The Neighbourhood Old Age Homes (NOAH) was established in 1981 by Catholic Welfare and Development, in response to the need for safe, affordable accommodation for the elderly poor.
Jane Mills, Noah’s social enterprise development manager, says the organisation has also long championed for the seniors living in the organisation’s homes and working in its social enterprises, to be digitally savvy.
“We look at the demand and need from our members who stay in our homes. We embark on digital-literacy training workshops from occupational therapy students.”
The homes have laptops and seniors have learned how to do video-conferencing calls, she says.
“We encouraged our houses to buy enough data packages to ensure that our seniors are able to do WhatsApp messaging on their smartphones.”
Cecil Barendse, 68, formerly from Kensington, is a Noah resident and a switchboard operator at the Woodstock office. “I have been working on their switchboard for two years and Noah gave me training,” he says.
He was already computer literate, he says, because he worked as a manager in retail for 30 years.

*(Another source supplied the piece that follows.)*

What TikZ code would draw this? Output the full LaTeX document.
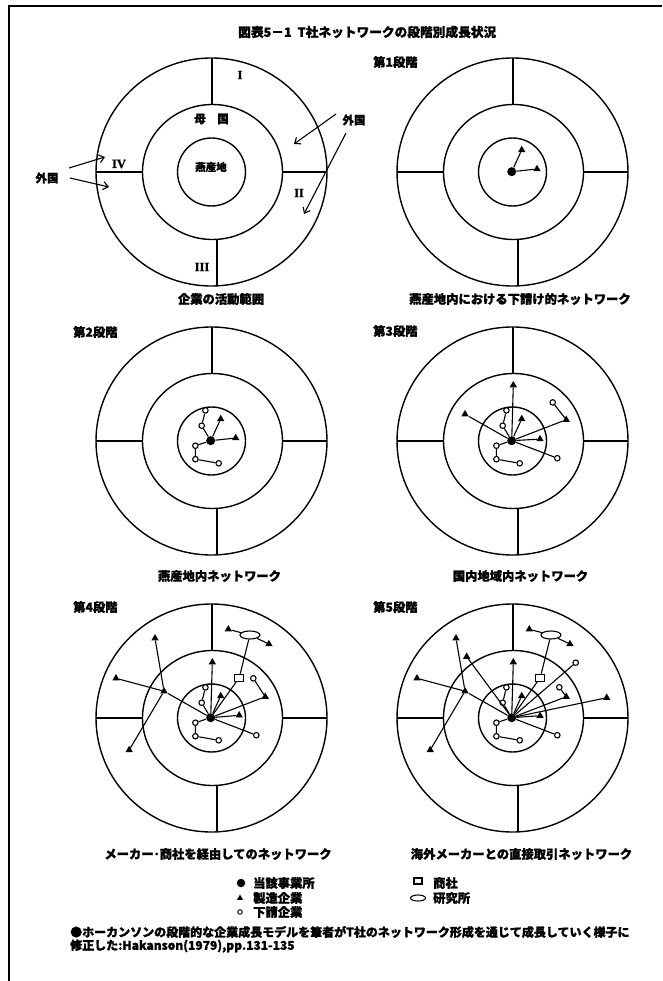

Mr Barendse says it is a great idea for Noah to give residents training so they can work for the organisation during their stay.
Noah resident Doreen Stoltenkamp, 74, is a cashier at Noah’s Selling Seconds store and uses a touch-system point-of-sales machine. “For me, it was easy to learn working on the system as Noah helped me, and I am naturally a fast learner.”
Previously, they had to write out the receipts for cash payments, she says. “It’s very rewarding working in this store, as you meet and interact with a lot of people on a daily basis.”
Ms Mills says it is important that seniors are digitally savvy as this is where the world is going. “It doesn’t mean because you are over 60 and reliant on a social grant that you should be excluded from economic and work opportunities.”